Harvesting asteroids

While doom and gloom is one aspect of an asteroid collisions with Earth, there are groups out to mine these space rocks for all they are worth.

By processing asteroid DA14 could be worth up to $195 billion in metals and propellant – but only if it were in a different and accessible orbit

That’s the claim from Deep Space Industries (DSI), a new startup firm that envisions mining asteroids in the future.

According to Rick Tumlinson, Chairman of DSI: “While this week’s visitor isn’t going the right way for us to harvest it, there will be others that are…and we want to be ready when they arrive.”

DSI believes there are thousands of near Earth asteroids that will be easier to chase down than this one.

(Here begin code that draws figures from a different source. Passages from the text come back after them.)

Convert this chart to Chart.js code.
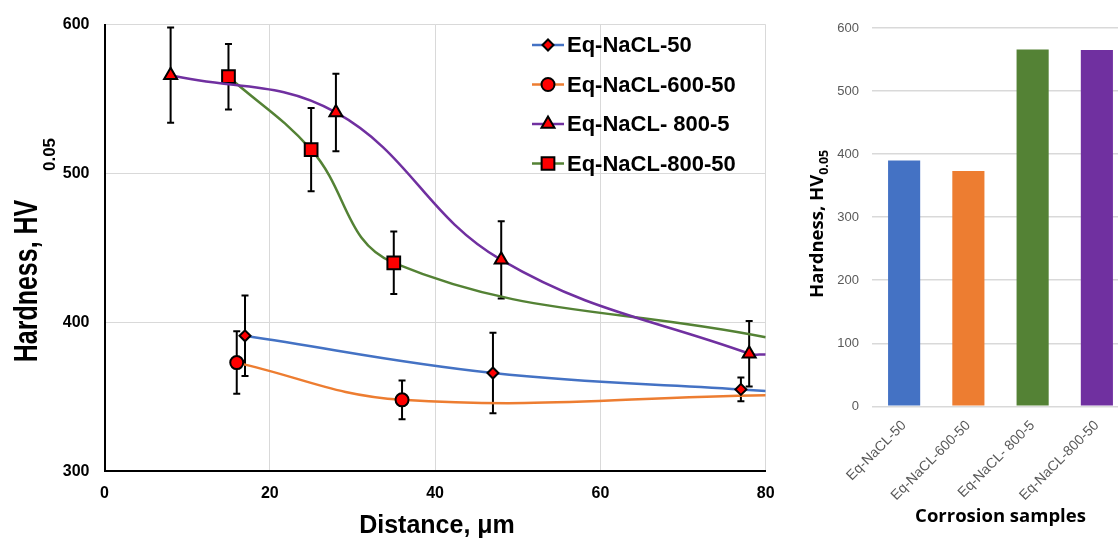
<!DOCTYPE html>
<html><head><meta charset="utf-8">
<script src="https://cdn.jsdelivr.net/npm/chart.js@4.4.0/dist/chart.umd.min.js"></script>
<style>
html,body{margin:0;padding:0;background:#fff;overflow:hidden;width:1118px;height:538px;}
#wrap{position:relative;width:1118px;height:538px;overflow:hidden;background:#fff;}
#c1{position:absolute;left:0;top:0;}
#c2{position:absolute;left:790px;top:0;}
</style></head><body>
<div id="wrap"><canvas id="c1" width="790" height="538"></canvas><canvas id="c2" width="345" height="538"></canvas></div>
<script>
// ---------- data ----------
const seriesNames = ['Eq-NaCL-50', 'Eq-NaCL-600-50', 'Eq-NaCL- 800-5', 'Eq-NaCL-800-50'];
// distance (µm), hardness, error (null = end of curve at axis edge, no marker)
const nacl50X   = [17, 47, 77, 80];
const nacl50Y   = [391, 366, 355, 354];
const nacl50Err = [27, 27, 8, null];
const nacl600X   = [16, 36, 80];
const nacl600Y   = [373, 348, 351];
const nacl600Err = [21, 13, null];
const nacl8005X   = [8, 28, 48, 78, 80];
const nacl8005Y   = [566, 541, 442, 379, 378.5];
const nacl8005Err = [32, 26, 26, 22, null];
const nacl80050X   = [15, 25, 35, 80];
const nacl80050Y   = [565, 516, 440, 390];
const nacl80050Err = [22, 28, 21, null];

const barCategories = ['Eq-NaCL-50', 'Eq-NaCL-600-50', 'Eq-NaCL- 800-5', 'Eq-NaCL-800-50'];
const barValues = [390, 373, 566, 565];

const lineXTicks = [0, 20, 40, 60, 80];
const lineYTicks = [300, 400, 500, 600];
const barYTicks = [0, 100, 200, 300, 400, 500, 600];

// ---------- styles ----------
const lineColors = ['#4472C4', '#ED7D31', '#7030A0', '#548235'];
const markerStyles = ['rectRot', 'circle', 'triangle', 'rect'];
const markerRadius = [5.5, 6.5, 7.5, 9];
const barColors = ['#4472C4', '#ED7D31', '#548235', '#7030A0'];
const BOLD = 'bold';
const FAM = '"Liberation Sans", Arial, sans-serif';

function pts(xs, ys) { return xs.map((x, i) => ({x: x, y: ys[i]})); }
const lineXs = [nacl50X, nacl600X, nacl8005X, nacl80050X];
const lineYs = [nacl50Y, nacl600Y, nacl8005Y, nacl80050Y];
const lineErrs = [nacl50Err, nacl600Err, nacl8005Err, nacl80050Err];

const datasets = seriesNames.map((name, i) => ({
  label: name,
  data: pts(lineXs[i], lineYs[i]),
  errors: lineErrs[i],
  borderColor: lineColors[i],
  borderWidth: 2.5,
  tension: 0.4,
  fill: false,
  pointStyle: markerStyles[i],
  pointRadius: ctx => (lineErrs[i][ctx.dataIndex] == null ? 0 : markerRadius[i]),
  pointHoverRadius: ctx => (lineErrs[i][ctx.dataIndex] == null ? 0 : markerRadius[i]),
  pointBackgroundColor: '#FF0000',
  pointBorderColor: '#000000',
  pointBorderWidth: 2
}));

const errorBars = {
  id: 'errorBars',
  beforeDatasetsDraw(chart) {
    const ctx = chart.ctx, xs = chart.scales.x, ys = chart.scales.y;
    ctx.save();
    ctx.strokeStyle = '#000';
    ctx.lineWidth = 2;
    chart.data.datasets.forEach(ds => {
      ds.data.forEach((p, j) => {
        const e = ds.errors[j];
        if (e == null) return;
        const px = xs.getPixelForValue(p.x);
        const yt = ys.getPixelForValue(p.y + e);
        const yb = ys.getPixelForValue(p.y - e);
        ctx.beginPath();
        ctx.moveTo(px, yt); ctx.lineTo(px, yb);
        ctx.moveTo(px - 3.5, yt); ctx.lineTo(px + 3.5, yt);
        ctx.moveTo(px - 3.5, yb); ctx.lineTo(px + 3.5, yb);
        ctx.stroke();
      });
    });
    ctx.restore();
  }
};

const leftDecor = {
  id: 'leftDecor',
  afterDraw(chart) {
    const ctx = chart.ctx;
    ctx.save();
    // legend
    chart.data.datasets.forEach((ds, i) => {
      const y = 45 + i * 39.5;
      ctx.strokeStyle = ds.borderColor;
      ctx.lineWidth = 2.5;
      ctx.beginPath(); ctx.moveTo(532, y); ctx.lineTo(564, y); ctx.stroke();
      ctx.fillStyle = '#FF0000';
      ctx.strokeStyle = '#000';
      ctx.lineWidth = 2;
      Chart.helpers.drawPoint(ctx, {pointStyle: markerStyles[i], radius: markerRadius[i], rotation: 0, borderWidth: 2}, 548, y);
      ctx.fillStyle = '#000';
      ctx.font = BOLD + ' 22px ' + FAM;
      ctx.textAlign = 'left';
      ctx.textBaseline = 'middle';
      ctx.fillText(ds.label, 567, y + 1);
    });
    // x title
    ctx.fillStyle = '#000';
    ctx.font = BOLD + ' 25px ' + FAM;
    ctx.textAlign = 'center';
    ctx.textBaseline = 'alphabetic';
    ctx.fillText('Distance, μm', 437, 533);
    // y title
    ctx.save();
    ctx.translate(36.5, 281);
    ctx.rotate(-Math.PI / 2);
    ctx.scale(1, 1.3);
    ctx.font = BOLD + ' 25px ' + FAM;
    ctx.fillText('Hardness, HV', 0, 0);
    ctx.restore();
    ctx.save();
    ctx.translate(55, 154.5);
    ctx.rotate(-Math.PI / 2);
    ctx.font = BOLD + ' 17px ' + FAM;
    ctx.textAlign = 'center';
    ctx.fillText('0.05', 0, 0);
    ctx.restore();
    ctx.restore();
  }
};

new Chart(document.getElementById('c1'), {
  type: 'line',
  data: {datasets: datasets},
  options: {
    responsive: false,
    animation: false,
    events: [],
    layout: {padding: {left: 0, top: 24, right: 24.3, bottom: 0}},
    plugins: {legend: {display: false}, tooltip: {enabled: false}},
    scales: {
      x: {
        type: 'linear', min: 0, max: 80,
        afterBuildTicks: s => { s.ticks = lineXTicks.map(v => ({value: v})); },
        afterFit: s => { s.height = 66.7; },
        grid: {color: '#d9d9d9', lineWidth: 1, drawTicks: false},
        border: {color: '#000', width: 2},
        ticks: {color: '#000', font: {family: FAM, size: 16, weight: 'bold'}, padding: 13, maxRotation: 0}
      },
      y: {
        type: 'linear', min: 300, max: 600,
        afterBuildTicks: s => { s.ticks = lineYTicks.map(v => ({value: v})); },
        afterFit: s => { s.width = 104.5; },
        grid: {color: '#d9d9d9', lineWidth: 1, drawTicks: false},
        border: {color: '#000', width: 2},
        ticks: {color: '#000', font: {family: FAM, size: 16, weight: 'bold'}, padding: 15}
      }
    }
  },
  plugins: [errorBars, leftDecor]
});

// ---------- bar chart ----------
const OS = '"Open Sans", "Liberation Sans", sans-serif';
const rightDecor = {
  id: 'rightDecor',
  afterDraw(chart) {
    const ctx = chart.ctx;
    ctx.save();
    ctx.fillStyle = '#000';
    ctx.font = 'bold 18.5px ' + OS;
    ctx.textAlign = 'center';
    ctx.textBaseline = 'alphabetic';
    ctx.fillText('Corrosion samples', 210.5, 521.5);
    ctx.translate(33, 298);
    ctx.rotate(-Math.PI / 2);
    ctx.textAlign = 'left';
    ctx.font = 'bold 18.5px ' + OS;
    const main = 'Hardness, HV';
    ctx.fillText(main, 0, 0);
    const w = ctx.measureText(main).width;
    ctx.font = 'bold 12.5px ' + OS;
    ctx.fillText('0.05', w, 5);
    ctx.restore();
  }
};

new Chart(document.getElementById('c2'), {
  type: 'bar',
  data: {
    labels: barCategories,
    datasets: [{data: barValues, backgroundColor: barColors, barPercentage: 0.5, categoryPercentage: 1.0}]
  },
  options: {
    responsive: false,
    animation: false,
    events: [],
    layout: {padding: {left: 0, top: 28, right: 6, bottom: 0}},
    plugins: {legend: {display: false}, tooltip: {enabled: false}},
    scales: {
      x: {
        afterFit: s => { s.height = 131.7; },
        grid: {display: false, drawTicks: false},
        border: {display: false},
        ticks: {color: '#595959', font: {family: FAM, size: 14}, maxRotation: 45, minRotation: 45, padding: 11}
      },
      y: {
        min: 0, max: 600,
        afterBuildTicks: s => { s.ticks = barYTicks.map(v => ({value: v})); },
        afterFit: s => { s.width = 82; },
        grid: {color: '#d9d9d9', lineWidth: 1.5, drawTicks: false},
        border: {display: false},
        ticks: {color: '#595959', font: {family: FAM, size: 13}, padding: 13}
      }
    }
  },
  plugins: [rightDecor]
});
</script>
</body></html>
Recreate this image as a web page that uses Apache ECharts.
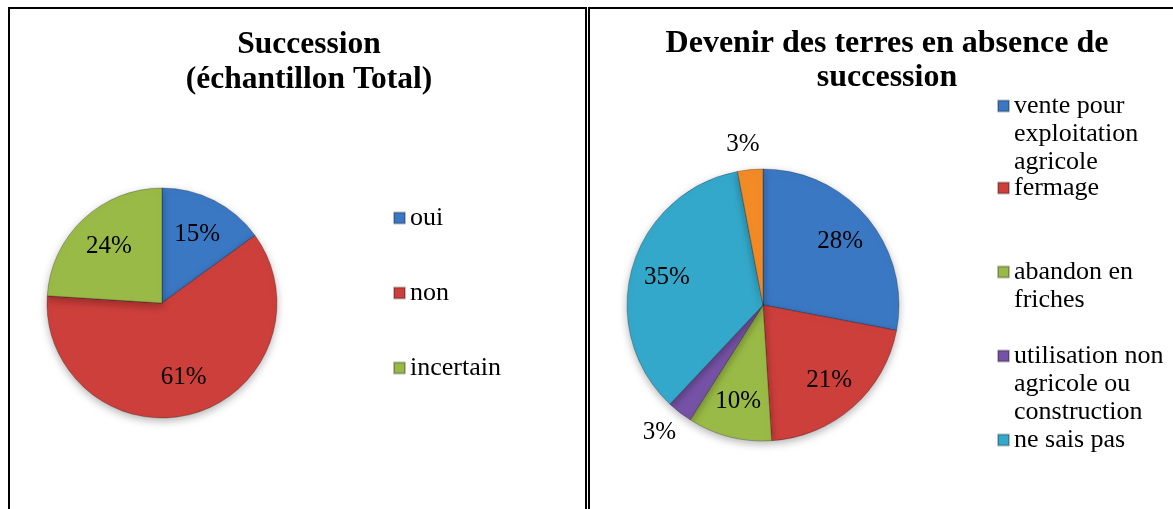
<!DOCTYPE html>
<html>
<head>
<meta charset="utf-8">
<script src="https://cdn.jsdelivr.net/npm/echarts@6/dist/echarts.min.js"></script>
<style>
  html, body { margin: 0; padding: 0; background: #fff; }
  #chart { width: 1173px; height: 509px; }
</style>
</head>
<body>
<div id="chart"></div>
<script>
// Succession (échantillon Total)
var leftNames = ['oui', 'non', 'incertain'];
var leftValues = [15, 61, 24];

// Devenir des terres en absence de succession
var rightNames = [
  'vente pour\nexploitation\nagricole',
  'fermage',
  'abandon en\nfriches',
  'utilisation non\nagricole ou\nconstruction',
  'ne sais pas',
  'autre'
];
var rightValues = [28, 21, 10, 3, 35, 3];
var rightLegendNames = rightNames.slice(0, 5);

var serif = '"Liberation Serif", "Times New Roman", serif';
var leftColors = ['#3b78c4', '#cc3f3b', '#9aba47'];
var rightColors = ['#3b78c4', '#cc3f3b', '#9aba47', '#7652a6', '#34a8ca', '#f28b26'];

// first line centre of each legend entry on the right
var legendLineY = [106, 188, 272, 356, 440];
var legendLH = 28;

function toData(names, values) {
  return names.map(function (n, i) {
    var item = { name: n, value: values[i] };
    if (values[i] < 5) {
      item.label = { position: 'outside' };
      item.labelLine = { show: false, length: 25, length2: 0 };
    }
    return item;
  });
}

var sliceStyle = {
  borderColor: 'rgba(0,0,0,0.25)',
  borderWidth: 1,
  shadowBlur: 8,
  shadowOffsetY: 3,
  shadowColor: 'rgba(0,0,0,0.3)'
};

var labelStyle = {
  show: true,
  position: 'inside',
  formatter: '{c}%',
  color: '#000',
  fontSize: 25,
  fontFamily: serif
};

var rightLegends = rightLegendNames.map(function (n, i) {
  var lines = n.split('\n').length;
  var total = 2 * lines - 1;
  return {
    data: [n],
    orient: 'vertical',
    left: 997,
    top: legendLineY[i] - total * legendLH / 2,
    padding: 0,
    icon: 'rect',
    itemWidth: 11,
    itemHeight: 11,
    selectedMode: false,
    formatter: function (name) {
      // blank lines in front so the marker sits on the first line
      return new Array(name.split('\n').length).join('\n') + name;
    },
    textStyle: { fontFamily: serif, fontSize: 26, lineHeight: legendLH, color: '#000' }
  };
});

var chart = echarts.init(document.getElementById('chart'));
chart.setOption({
  animation: false,
  textStyle: { fontFamily: serif },
  title: [
    {
      text: 'Succession\n(échantillon Total)',
      left: 304,
      top: 22,
      textAlign: 'center',
      textStyle: { fontFamily: serif, fontSize: 31.5, fontWeight: 'bold', lineHeight: 35, color: '#000' }
    },
    {
      text: 'Devenir des terres en absence de\nsuccession',
      left: 882,
      top: 22,
      textAlign: 'center',
      textStyle: { fontFamily: serif, fontSize: 32, fontWeight: 'bold', lineHeight: 34, color: '#000' }
    }
  ],
  legend: [
    {
      data: leftNames,
      orient: 'vertical',
      left: 393,
      top: 205,
      padding: 0,
      icon: 'rect',
      itemWidth: 11,
      itemHeight: 11,
      itemGap: 49,
      selectedMode: false,
      textStyle: { fontFamily: serif, fontSize: 26, lineHeight: 26, color: '#000' }
    }
  ].concat(rightLegends),
  graphic: [
    { type: 'rect', shape: { x: 9, y: 8, width: 577, height: 520 }, style: { fill: 'none', stroke: '#000', lineWidth: 2 }, silent: true },
    { type: 'rect', shape: { x: 589, y: 8, width: 620, height: 520 }, style: { fill: 'none', stroke: '#000', lineWidth: 2 }, silent: true }
  ],
  series: [
    {
      type: 'pie',
      center: [162, 303],
      radius: 115,
      startAngle: 90,
      clockwise: true,
      color: leftColors,
      data: toData(leftNames, leftValues),
      label: { show: false },
      labelLine: { show: false },
      itemStyle: sliceStyle,
      emphasis: { disabled: true }
    },
    {
      type: 'pie',
      center: [763, 305],
      radius: 136,
      startAngle: 90,
      clockwise: true,
      color: rightColors,
      data: toData(rightNames, rightValues),
      label: { show: false },
      labelLine: { show: false },
      itemStyle: sliceStyle,
      emphasis: { disabled: true }
    },
    // label carriers: same slices, transparent, labels pushed outward
    {
      type: 'pie',
      silent: true,
      center: [162, 303],
      radius: [34, 115],
      startAngle: 90,
      data: toData(leftNames, leftValues),
      itemStyle: { color: 'transparent' },
      label: labelStyle,
      labelLine: { show: false }
    },
    {
      type: 'pie',
      silent: true,
      center: [763, 305],
      radius: [58, 136],
      startAngle: 90,
      data: toData(rightNames, rightValues),
      itemStyle: { color: 'transparent' },
      label: labelStyle,
      labelLine: { show: false },
      labelLayout: function (p) {
        return rightValues[p.dataIndex] < 5 ? { align: 'center' } : {};
      }
    }
  ]
});
</script>
</body>
</html>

“The challenge right now is to get out there soon so we can inspect and sample them,” Tumlinson said in a DSI press statement. “Whether for mining, science or planetary defense, we really need to begin getting close up and personal with these objects.”

By Leonard David

Comments

  • Robert Hux February 13, 2013

    The 23 of March, 2013 is the 30th anniversary of President Reagan’s call for collaboration between the U.S., the former Soviet Union as well as other countries to develop non-kinetic weapons (lasers, particle beams etc.) which could be used to eliminate the threat from thermonuclear weapons, a threat which has only gotten worse since then. One of the leading proponents of the SDI, Dr. Edward Teller, later proposed at many international conferences (eg. Erice, Italy; Los Alamos Laboratory, Chelyabinsk-70) in the 1990s to develop the means to defend the Earth from asteroids. In October 2011 Dmitry Rogozin, then Russia’s special envoy to NATO and currently Russia’s Deputy Prime Minister, proposed a joint U.S.-Russian cooperation on a Strategic Defense of Earth (against threats such as asteroids) as an alternative to a strategic confrontation over the U.S./NATO placement of missile defense systems at Russia’s western border.

    Since there are on the order of a million or more potentially hazardous near Earth asteroids between the orbits of Mars and Venus most of which we know nothing about (1), we should recognize that the arrival of asteroid DA14 on February 15 is like the universe giving us a “wake up call”. We need a collaboration between the U.S., Russia and other nations on a Strategic Defense of Earth as proposed by Dmitry Rogozin.

    What would we need to do to develop a mapping of the near Earth asteroids?

    While there has been tremendous progress over the last two decades in discovering new near Earth asteroids from Earth based observatories, and more recently with NASA’s space-based Wide-field Infrared Survey Explorer (WISE), there is a limit to what can be done from the Earth or Earth orbit.

    A Report by the NASA Advisory Council Ad Hoc Task Force on Planetary Defense released in October 2010 recommended that one or more space-based infrared space telescopes be placed in orbit around the Sun, but at a distance similar to Venus. This would allow a much better view of the near Earth asteroids between the Venus and Mars orbits. This idea could be extended to put such infrared space telescopes in orbit around Mars, at various of the Lagrange points of the orbits of Venus, Earth or Mars around the Sun, or even on selected asteroids.

    Since in the long run, it doesn’t make sense to try to deal with a million or more potentially threatening asteroids “one at a time”, fundamental advances in understanding how the near Earth asteroids function as a unified system will be needed.

    Other aspects of what will be required to develop such a Strategic Defense of Earth have been described in a recent report by Lyndon LaRouche’s Political Action Committee Basement Research Team.

    See: The Strategic Defense of Earth at http://larouchepac.com/SDE

    Note:

    1. According to a presentation by the head of NASA’s Near Earth Objects program, Lindley Johnson, at a Workshop on Potentially Hazardous Asteroids, it is presently estimated that there are about half a million near Earth asteroids within the range of 30 to 100 meters, and less than one percent have been detected. While a larger percentage of the bigger near Earth Asteroids have been detected (10% of those between 100 – 300 meters, and 50% for 300 – 1000 meters, 94% for those greater than 1000 meters) they would cause much more destruction if a collision occurred.